The essay is like the bunt single in baseball – a lost art. That’s too bad because both are things of beauty when well executed.

Billy Joe Barrett_wedding_1
Billy Joe Barrett and wife, Neta, walked under an archway of bats at their ballpark wedding in Thibodaux, Louisiana, in 1951.

Bunts is a collection of essays, mostly about baseball. Some of them were published by the Society of American Baseball Research. Most will never appear anywhere except this blog. These essays are meant to be enjoyed like a Rod Carew bunt single.

Carew had 3,053 hits in his Hall of Fame career – 649 of them for extra bases. But it was his bat control and the ability to lay down a perfectly-placed bunt for a single that set him apart from others. Andre Dubus is to essay writing what Carew was to bunting. His book of autobiographical essays, Broken Vessels is a classic introduced to me by Billy Joe Barrett, a baseball player turned oilman.

Barrett never made it to the big leagues. But he was as big as any major leaguer in Lafayette and other small Louisiana towns he played in during the early 1950s.

Barrett was 22 in 1950 when he played first base for the Lafayette Bulls in the Class C Evangeline League. The 13-year-old Dubus was a Bulls ball boy. Barrett became a hero to Dubus that season and 39 years later he wrote about it in an essay titled Under the Lights.

“I believed Billy Joe Barrett’s name would be part of baseball for years,” Dubus begins. “In the field he was what we called then a Fancy Dan. He was right-handed and tall, fast and graceful and lithe.

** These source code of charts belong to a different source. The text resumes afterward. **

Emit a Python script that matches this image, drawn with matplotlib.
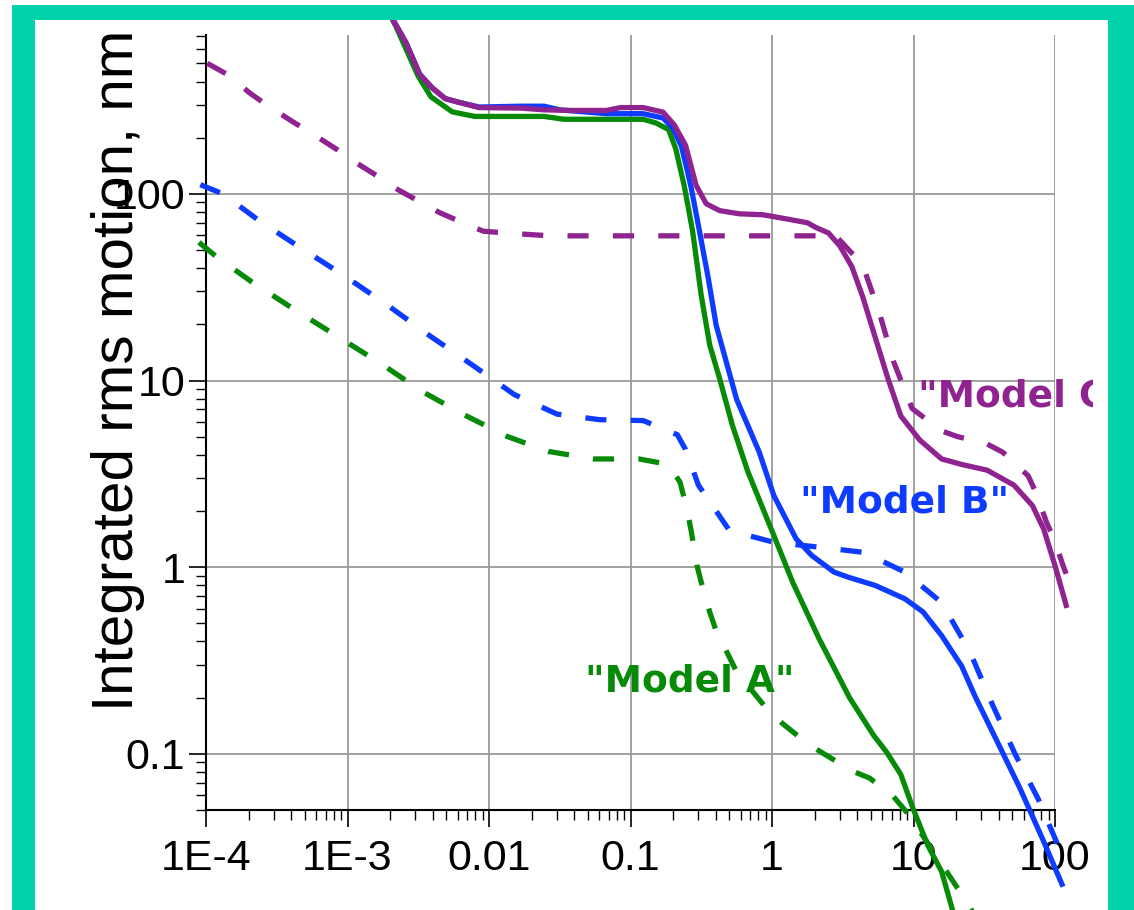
"""
Integrated rms motion vs frequency for three ground-motion models (log-log).
Solid = one estimate, dashed = the other; labels placed next to each family.
"""

import matplotlib

matplotlib.use("Agg")
import matplotlib.pyplot as plt
import numpy as np
from matplotlib.patches import Rectangle
from matplotlib.ticker import LogLocator, NullFormatter

W, H = 1134, 910
TEAL = "#00D2AC"
PURPLE = "#8F2390"
BLUE = "#0D3BFF"
GREEN = "#078A07"

# ---- data (frequency, integrated rms in nm) ----
green_solid_x = [0.0020, 0.00219, 0.00316, 0.00389, 0.0055, 0.00794, 0.0245, 0.0339,
                 0.123, 0.151, 0.186, 0.209, 0.240, 0.275, 0.316, 0.363, 0.427, 0.525,
                 0.676, 1.03, 1.40, 2.14, 3.53, 5.21, 6.46, 8.13, 9.89, 12.6, 15.8, 19.1]
green_solid_y = [912, 794, 427, 331, 275, 260, 260, 251,
                 251, 240, 221, 174, 110, 63, 28.6, 15.5, 10.2, 5.75,
                 3.24, 1.48, 0.83, 0.417, 0.20, 0.126, 0.102, 0.0776, 0.0513, 0.0324, 0.0234, 0.0141]

blue_solid_x = [0.0020, 0.00259, 0.00324, 0.00398, 0.0049, 0.00617, 0.00851, 0.017, 0.0245,
                0.0316, 0.0676, 0.123, 0.170, 0.200, 0.229, 0.251, 0.269, 0.302, 0.355,
                0.403, 0.513, 0.562, 0.813, 1.03, 1.48, 1.91, 2.75, 3.47, 5.37, 8.71,
                11.7, 15.8, 21.9, 27.5, 38.9, 56.2, 83.2, 112]
blue_solid_y = [912, 646, 437, 369, 324, 309, 292, 295, 295,
                282, 269, 269, 255, 224, 180, 135, 107, 67.6, 35.1,
                19.8, 10.2, 7.94, 4.13, 2.42, 1.42, 1.155, 0.94, 0.883, 0.798, 0.676,
                0.575, 0.43, 0.295, 0.20, 0.117, 0.066, 0.0339, 0.020]

purple_solid_x = [0.0020, 0.00259, 0.00324, 0.00398, 0.0049, 0.00617, 0.00851, 0.017, 0.0245,
                  0.038, 0.0676, 0.0851, 0.123, 0.170, 0.204, 0.245, 0.291, 0.343, 0.427,
                  0.589, 0.861, 1.26, 1.78, 2.04, 2.51, 3.02, 3.67, 4.37, 5.68, 6.61,
                  8.13, 11.1, 15.8, 21.9, 33.1, 51.3, 69.2, 83.2, 100, 120]
purple_solid_y = [912, 646, 437, 369, 324, 309, 290, 288, 282,
                  280, 280, 290, 290, 274, 234, 182, 111, 88.5, 81.3,
                  78.2, 77.3, 73.5, 70.0, 66.1, 61.7, 52.5, 40.7, 28.2, 14.8, 10.2,
                  6.46, 4.79, 3.80, 3.55, 3.31, 2.75, 2.14, 1.60, 1.02, 0.624]

purple_dash_x = [1.02e-4, 1.41e-4, 2.04e-4, 2.69e-4, 4.12e-4, 5.43e-4, 8.51e-4, 1.10e-3,
                 1.70e-3, 2.19e-3, 3.39e-3, 4.47e-3, 6.76e-3, 9.12e-3, 0.0132, 0.0269,
                 2.82, 3.39, 4.37, 5.75, 7.24, 9.77, 15.8, 20.4, 33.1, 42.7, 64.6, 73.3,
                 87.1, 100, 112, 123]
purple_dash_y = [501, 437, 347, 299, 243, 214, 172, 150,
                 122, 107, 89.1, 79.4, 69.2, 63.1, 61.7, 59.6,
                 59.6, 51.3, 41.7, 22.9, 12.6, 7.08, 5.37, 5.01, 4.57, 4.13, 3.09, 2.51,
                 1.74, 1.38, 1.06, 0.871]

blue_dash_x = [9.12e-5, 1.32e-4, 2.34e-4, 4.68e-4, 9.55e-4, 1.95e-3, 3.80e-3, 7.76e-3,
               0.0151, 0.0302, 0.0603, 0.123, 0.214, 0.245, 0.302, 0.501, 1.03, 2.14,
               4.47, 8.71, 15.8, 25.1, 36.3, 52.5, 75.9, 115]
blue_dash_y = [112, 100, 72.4, 51.3, 36.3, 25.1, 17.4, 12.0,
               8.41, 6.61, 6.17, 6.10, 5.13, 4.27, 2.75, 1.57, 1.36, 1.28,
               1.20, 0.94, 0.646, 0.351, 0.182, 0.0989, 0.0575, 0.0275]

green_dash_x = [8.91e-5, 1.20e-4, 2.09e-4, 4.22e-4, 8.32e-4, 1.70e-3, 3.39e-3, 6.92e-3,
                0.0135, 0.0263, 0.055, 0.115, 0.186, 0.224, 0.251, 0.269, 0.295, 0.316,
                0.363, 0.398, 0.562, 0.877, 1.19, 1.82, 2.45, 3.63, 4.90, 7.24, 9.33,
                15.8, 24.5, 26.3]
green_dash_y = [55.0, 45.7, 33.9, 24.0, 17.4, 12.4, 8.71, 6.46,
                5.01, 4.17, 3.80, 3.80, 3.55, 2.85, 2.04, 1.55, 1.02, 0.832,
                0.575, 0.468, 0.275, 0.182, 0.145, 0.112, 0.0977, 0.0813, 0.0741, 0.0589, 0.0468,
                0.0257, 0.0155, 0.0141]

x_ticks = [1e-4, 1e-3, 1e-2, 1e-1, 1, 10, 100]
x_tick_labels = ["1E-4", "1E-3", "0.01", "0.1", "1", "10", "100"]
y_ticks = [0.1, 1, 10, 100]
y_tick_labels = ["0.1", "1", "10", "100"]

labels = ['"Model A"', '"Model B"', '"Model C"']
label_colors = [GREEN, BLUE, PURPLE]
label_pos = [(0.263, 0.245), (8.7, 2.23), (10.7, 8.2)]

plt.rcParams["font.family"] = ["Liberation Sans", "DejaVu Sans"]

fig = plt.figure(figsize=(W / 100, H / 100), dpi=100)
fig.patch.set_facecolor("white")
fig.add_artist(Rectangle((12 / W, 0), 1 - 12 / W, 905 / H, transform=fig.transFigure,
                         facecolor=TEAL, edgecolor="none", zorder=-3))
fig.add_artist(Rectangle((35 / W, 0), (1108 - 35) / W, 890 / H, transform=fig.transFigure,
                         facecolor="white", edgecolor="none", zorder=-2))

ax = fig.add_axes([206 / W, 100 / H, (1055 - 206) / W, (810 - 35) / H])
ax.set_facecolor("none")
ax.set_xscale("log")
ax.set_yscale("log")
ax.set_xlim(1e-4, 100)
ax.set_ylim(0.05, 710)

series = [
    (green_dash_x, green_dash_y, GREEN, "dash"),
    (blue_dash_x, blue_dash_y, BLUE, "dash"),
    (purple_dash_x, purple_dash_y, PURPLE, "dash"),
    (green_solid_x, green_solid_y, GREEN, "solid"),
    (blue_solid_x, blue_solid_y, BLUE, "solid"),
    (purple_solid_x, purple_solid_y, PURPLE, "solid"),
]
for xs, ys, color, style in series:
    ls = (0, (4.0, 4.6)) if style == "dash" else "-"
    (ln,) = ax.plot(xs, ys, color=color, lw=3.8, ls=ls, solid_joinstyle="round",
                    dash_capstyle="butt", zorder=3)
    # lines run past the axes, up to the white panel edge
    ln.set_clip_path(Rectangle((35 / W, 0), (1108 - 35) / W, 890 / H,
                               transform=fig.transFigure))

for text, color, (tx, ty) in zip(labels, label_colors, label_pos):
    ha = "left" if text.endswith('C"') else "center"
    t = ax.text(tx, ty, text, color=color, fontsize=27, fontweight="bold",
                family="DejaVu Sans", ha=ha, va="center", zorder=4)
    # the third label is cut off at the right in the original
    t.set_clip_on(True)
    t.set_clip_path(Rectangle((0, 0), 1093 / W, 1, transform=fig.transFigure))

ax.set_xticks(x_ticks)
ax.set_xticklabels(x_tick_labels)
ax.set_yticks(y_ticks)
ax.set_yticklabels(y_tick_labels)
ax.xaxis.set_minor_locator(LogLocator(base=10, subs=np.arange(2, 10)))
ax.yaxis.set_minor_locator(LogLocator(base=10, subs=np.arange(2, 10)))
ax.xaxis.set_minor_formatter(NullFormatter())
ax.yaxis.set_minor_formatter(NullFormatter())

ax.tick_params(which="major", direction="out", length=12, width=1.2, labelsize=31)
ax.tick_params(which="minor", direction="out", length=7, width=1)
ax.tick_params(axis="x", which="major", pad=9)
ax.tick_params(axis="y", which="major", pad=3)

for side in ("top", "right"):
    ax.spines[side].set_visible(False)
for side in ("left", "bottom"):
    ax.spines[side].set_linewidth(1.5)

ax.grid(True, which="major", color="#9a9a9a", lw=1.3)
ax.set_axisbelow(True)

fig.text(118 / W, 1 - 370 / H, "Integrated rms motion, nm", rotation=90,
         fontsize=42, ha="center", va="center")

fig.savefig("out.png", dpi=100)
plt.close(fig)
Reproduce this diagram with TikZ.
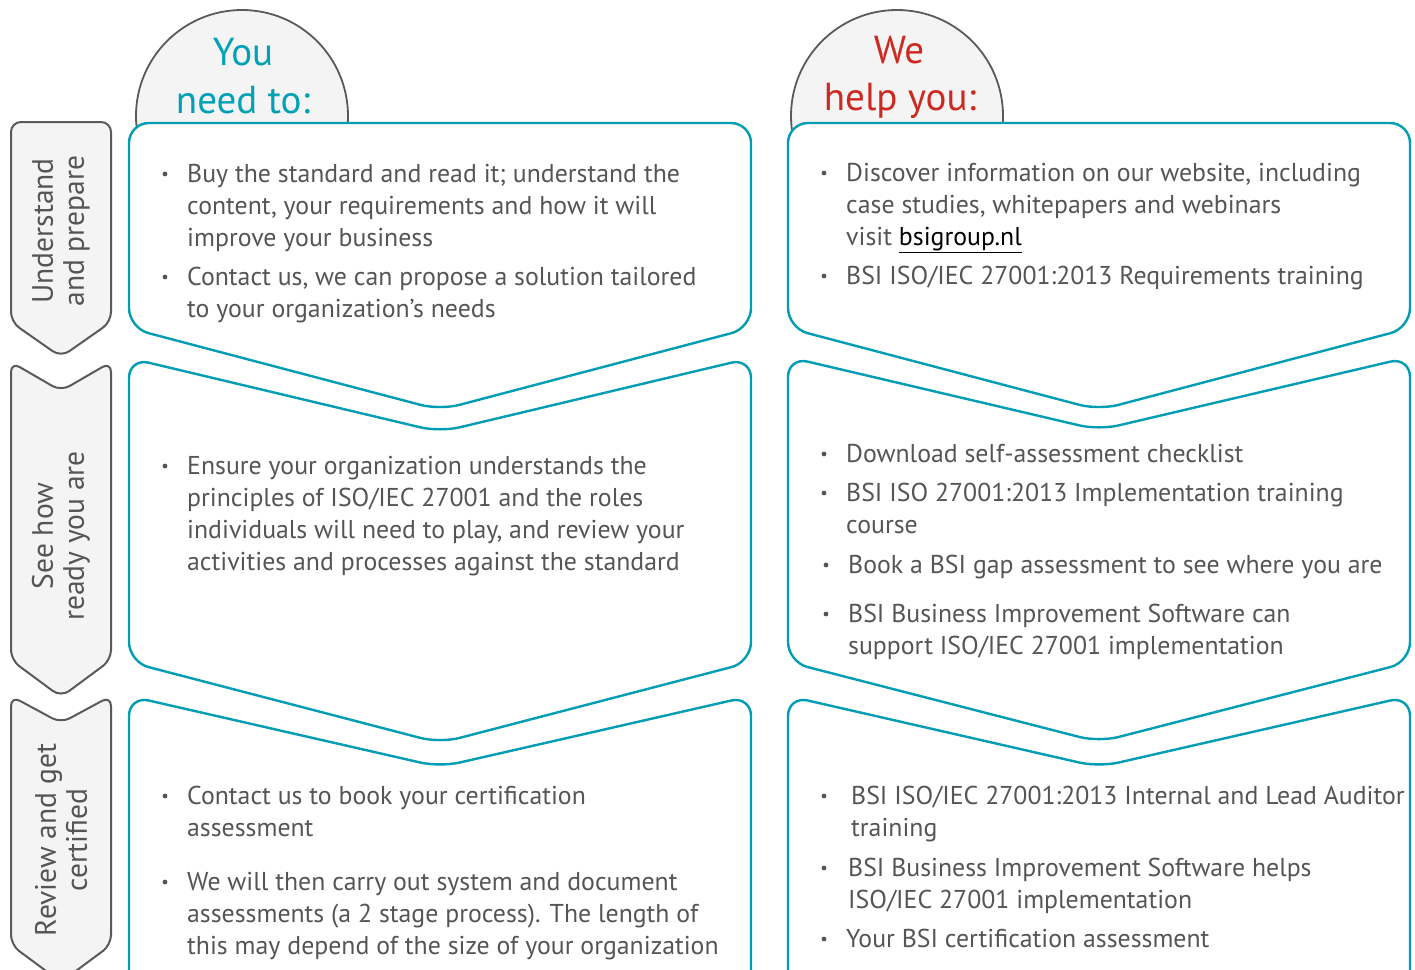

“I have never seen a first baseman whose grace thrilled me as Barrett’s did; and one night in Lafayette he hit a baseball in a way that I have never seen again.”

The ball shot off Barrett’s bat like a bullet, barely cleared the glove of a leaping second baseman before climbing sharply. The right fielder stopped “and simply stood and watched while the ball rose higher and higher and was still rising and tiny as it went over the lights in right field.”

Dubus writes: “I see Billy Joe Barrett on the night when his whole body and his whole mind and his whole heart were for one moment in absolute harmony with a speeding baseball and he hit it harder and farther than he could at any other instant in his life. We never saw the ball start its descent, its downward arc to earth. For me, it never has. It is rising white over the lights high above the right field fence, a bright and vanishing sphere of human possibility soaring into the darkness beyond our vision.”

Barrett moved from first base to centerfield, married a Lafayette girl in a wedding ceremony at home plate and played four more seasons in the Evangeline League for Thibodaux and New Iberia before quitting baseball in 1955, settling in Lafayette and getting into the oil business. In seven minor-league seasons, he hit a modest 63 home runs. One of them made a lasting impression on a young boy who grew up to tell the world about it in an essay as wonderful as a Carew bunt.